Quote the whole listing word for word. Do not include the pictures.

▶ **Data excerpt**
________
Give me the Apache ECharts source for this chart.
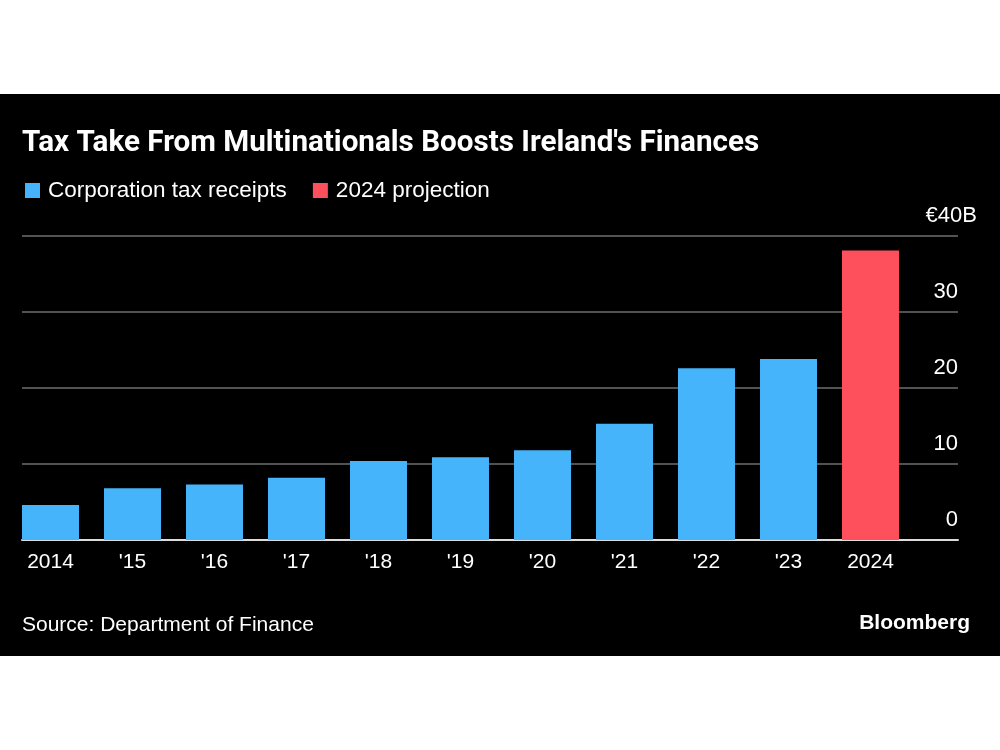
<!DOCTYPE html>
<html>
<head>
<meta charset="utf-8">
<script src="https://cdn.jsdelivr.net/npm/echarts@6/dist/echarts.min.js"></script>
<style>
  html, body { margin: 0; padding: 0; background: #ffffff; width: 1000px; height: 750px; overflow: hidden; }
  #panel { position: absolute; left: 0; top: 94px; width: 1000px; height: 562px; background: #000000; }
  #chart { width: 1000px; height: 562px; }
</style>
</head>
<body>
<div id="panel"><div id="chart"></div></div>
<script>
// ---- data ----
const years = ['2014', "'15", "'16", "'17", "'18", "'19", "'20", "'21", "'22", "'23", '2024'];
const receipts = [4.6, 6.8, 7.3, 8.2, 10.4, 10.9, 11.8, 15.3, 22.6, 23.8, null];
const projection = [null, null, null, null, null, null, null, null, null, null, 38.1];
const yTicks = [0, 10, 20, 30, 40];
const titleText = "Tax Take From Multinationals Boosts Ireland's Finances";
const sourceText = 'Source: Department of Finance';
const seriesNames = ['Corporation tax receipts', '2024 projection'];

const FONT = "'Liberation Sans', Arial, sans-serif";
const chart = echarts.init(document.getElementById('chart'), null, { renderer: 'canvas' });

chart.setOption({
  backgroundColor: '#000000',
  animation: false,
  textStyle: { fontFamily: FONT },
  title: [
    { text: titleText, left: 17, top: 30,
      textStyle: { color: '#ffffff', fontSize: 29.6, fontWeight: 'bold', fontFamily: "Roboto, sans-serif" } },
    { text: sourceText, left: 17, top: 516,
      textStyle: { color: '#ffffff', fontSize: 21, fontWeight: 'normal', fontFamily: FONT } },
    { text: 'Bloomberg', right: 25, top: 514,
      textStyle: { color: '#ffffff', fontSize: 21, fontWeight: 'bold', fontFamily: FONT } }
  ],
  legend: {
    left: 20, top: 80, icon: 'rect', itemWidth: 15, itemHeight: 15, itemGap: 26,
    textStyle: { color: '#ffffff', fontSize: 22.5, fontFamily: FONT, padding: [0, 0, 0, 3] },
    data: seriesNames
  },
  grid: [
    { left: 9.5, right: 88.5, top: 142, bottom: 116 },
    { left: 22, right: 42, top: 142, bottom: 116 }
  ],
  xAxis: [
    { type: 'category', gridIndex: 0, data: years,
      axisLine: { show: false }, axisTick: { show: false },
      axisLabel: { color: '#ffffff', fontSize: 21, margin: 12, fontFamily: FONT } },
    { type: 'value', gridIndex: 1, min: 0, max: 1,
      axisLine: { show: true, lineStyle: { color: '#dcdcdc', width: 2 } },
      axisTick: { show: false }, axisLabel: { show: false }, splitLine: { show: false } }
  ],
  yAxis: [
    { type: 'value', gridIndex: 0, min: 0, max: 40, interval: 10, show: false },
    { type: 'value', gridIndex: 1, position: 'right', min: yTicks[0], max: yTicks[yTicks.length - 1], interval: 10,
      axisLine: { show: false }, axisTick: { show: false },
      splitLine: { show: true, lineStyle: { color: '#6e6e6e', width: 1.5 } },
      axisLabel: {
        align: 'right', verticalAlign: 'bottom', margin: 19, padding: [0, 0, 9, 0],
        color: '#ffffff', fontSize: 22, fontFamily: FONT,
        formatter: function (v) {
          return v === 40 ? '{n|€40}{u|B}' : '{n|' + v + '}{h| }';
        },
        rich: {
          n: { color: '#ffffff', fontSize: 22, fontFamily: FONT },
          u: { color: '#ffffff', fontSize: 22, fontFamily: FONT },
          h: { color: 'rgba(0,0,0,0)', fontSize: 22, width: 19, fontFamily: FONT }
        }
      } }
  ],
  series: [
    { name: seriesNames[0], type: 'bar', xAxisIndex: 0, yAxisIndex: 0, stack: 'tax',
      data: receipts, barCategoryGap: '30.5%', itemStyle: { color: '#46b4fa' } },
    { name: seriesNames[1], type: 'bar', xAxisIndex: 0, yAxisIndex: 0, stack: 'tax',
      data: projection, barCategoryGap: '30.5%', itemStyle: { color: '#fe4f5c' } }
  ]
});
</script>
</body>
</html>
________
▶ **Answer for this exercise**
Give me the Apache ECharts source for this chart.
<!DOCTYPE html>
<html>
<head>
<meta charset="utf-8">
<script src="https://cdn.jsdelivr.net/npm/echarts@6/dist/echarts.min.js"></script>
<style>
  html, body { margin: 0; padding: 0; background: #ffffff; width: 1000px; height: 750px; overflow: hidden; }
  #panel { position: absolute; left: 0; top: 94px; width: 1000px; height: 562px; background: #000000; }
  #chart { width: 1000px; height: 562px; }
</style>
</head>
<body>
<div id="panel"><div id="chart"></div></div>
<script>
// ---- data ----
const years = ['2014', "'15", "'16", "'17", "'18", "'19", "'20", "'21", "'22", "'23", '2024'];
const receipts = [4.6, 6.8, 7.3, 8.2, 10.4, 10.9, 11.8, 15.3, 22.6, 23.8, null];
const projection = [null, null, null, null, null, null, null, null, null, null, 38.1];
const yTicks = [0, 10, 20, 30, 40];
const titleText = "Tax Take From Multinationals Boosts Ireland's Finances";
const sourceText = 'Source: Department of Finance';
const seriesNames = ['Corporation tax receipts', '2024 projection'];

const FONT = "'Liberation Sans', Arial, sans-serif";
const chart = echarts.init(document.getElementById('chart'), null, { renderer: 'canvas' });

chart.setOption({
  backgroundColor: '#000000',
  animation: false,
  textStyle: { fontFamily: FONT },
  title: [
    { text: titleText, left: 17, top: 30,
      textStyle: { color: '#ffffff', fontSize: 29.6, fontWeight: 'bold', fontFamily: "Roboto, sans-serif" } },
    { text: sourceText, left: 17, top: 516,
      textStyle: { color: '#ffffff', fontSize: 21, fontWeight: 'normal', fontFamily: FONT } },
    { text: 'Bloomberg', right: 25, top: 514,
      textStyle: { color: '#ffffff', fontSize: 21, fontWeight: 'bold', fontFamily: FONT } }
  ],
  legend: {
    left: 20, top: 80, icon: 'rect', itemWidth: 15, itemHeight: 15, itemGap: 26,
    textStyle: { color: '#ffffff', fontSize: 22.5, fontFamily: FONT, padding: [0, 0, 0, 3] },
    data: seriesNames
  },
  grid: [
    { left: 9.5, right: 88.5, top: 142, bottom: 116 },
    { left: 22, right: 42, top: 142, bottom: 116 }
  ],
  xAxis: [
    { type: 'category', gridIndex: 0, data: years,
      axisLine: { show: false }, axisTick: { show: false },
      axisLabel: { color: '#ffffff', fontSize: 21, margin: 12, fontFamily: FONT } },
    { type: 'value', gridIndex: 1, min: 0, max: 1,
      axisLine: { show: true, lineStyle: { color: '#dcdcdc', width: 2 } },
      axisTick: { show: false }, axisLabel: { show: false }, splitLine: { show: false } }
  ],
  yAxis: [
    { type: 'value', gridIndex: 0, min: 0, max: 40, interval: 10, show: false },
    { type: 'value', gridIndex: 1, position: 'right', min: yTicks[0], max: yTicks[yTicks.length - 1], interval: 10,
      axisLine: { show: false }, axisTick: { show: false },
      splitLine: { show: true, lineStyle: { color: '#6e6e6e', width: 1.5 } },
      axisLabel: {
        align: 'right', verticalAlign: 'bottom', margin: 19, padding: [0, 0, 9, 0],
        color: '#ffffff', fontSize: 22, fontFamily: FONT,
        formatter: function (v) {
          return v === 40 ? '{n|€40}{u|B}' : '{n|' + v + '}{h| }';
        },
        rich: {
          n: { color: '#ffffff', fontSize: 22, fontFamily: FONT },
          u: { color: '#ffffff', fontSize: 22, fontFamily: FONT },
          h: { color: 'rgba(0,0,0,0)', fontSize: 22, width: 19, fontFamily: FONT }
        }
      } }
  ],
  series: [
    { name: seriesNames[0], type: 'bar', xAxisIndex: 0, yAxisIndex: 0, stack: 'tax',
      data: receipts, barCategoryGap: '30.5%', itemStyle: { color: '#46b4fa' } },
    { name: seriesNames[1], type: 'bar', xAxisIndex: 0, yAxisIndex: 0, stack: 'tax',
      data: projection, barCategoryGap: '30.5%', itemStyle: { color: '#fe4f5c' } }
  ]
});
</script>
</body>
</html>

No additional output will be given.